C’était la première fois en 14 ans qu’il passait Noël en famille. Les années précédentes, Alain était incarcéré à la prison d’Aiton, en Savoie. Comme chaque détenu, il avait alors droit à un « colis » de Noël : 5 kg de nourriture minutieusement choisis par ses proches, un trésor pour toute personne habituée à la cuisine de la détention. Il faisait l’effort de décorer sa cellule tout en évitant de trop penser à l’extérieur, « sinon ça fait trop mal ».

Liberté tronquée
Le 2 juillet dernier, il a donc mis fin à 13 ans et 8 mois d’incarcération. Condamné à 20 ans de prison initialement, cette sortie a pourtant eu un goût amer. Avec les remises de peine pour bon comportement et la législation en vigueur au moment du jugement, il aurait pu sortir plus tôt. Entre temps, les lois ont changé. Pour ne pas s’éloigner de ses parents, il a préféré ne pas demander d’aménagement de peine et rester plus longtemps sous les verrous.

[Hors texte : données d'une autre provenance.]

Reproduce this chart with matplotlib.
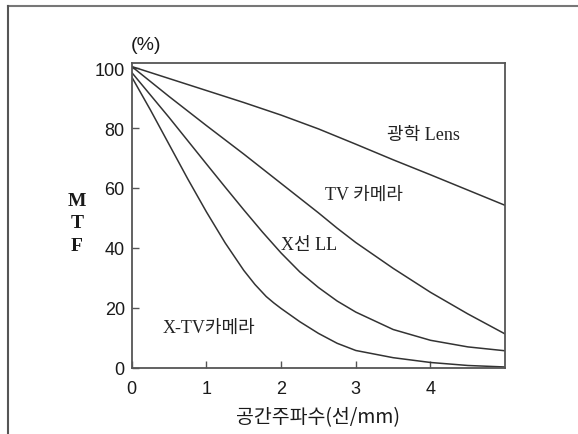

Il pensait en ressortir libre, la réalité est tout autre. Car pendant 4 ans Alain devra s’astreindre à un contrôle judiciaire mensuel, assorti d’une visite trimestrielle chez un médecin coordonnateur grenoblois. C’est le cas des détenus condamnés à certaines peines supérieures à 10 ans. Un fil à la patte… une épée de Damoclès qui peut, dès lors que vous n’en respectez pas les règles, vous ramener à tout moment en prison. C’est loin de ce qu’il imaginait.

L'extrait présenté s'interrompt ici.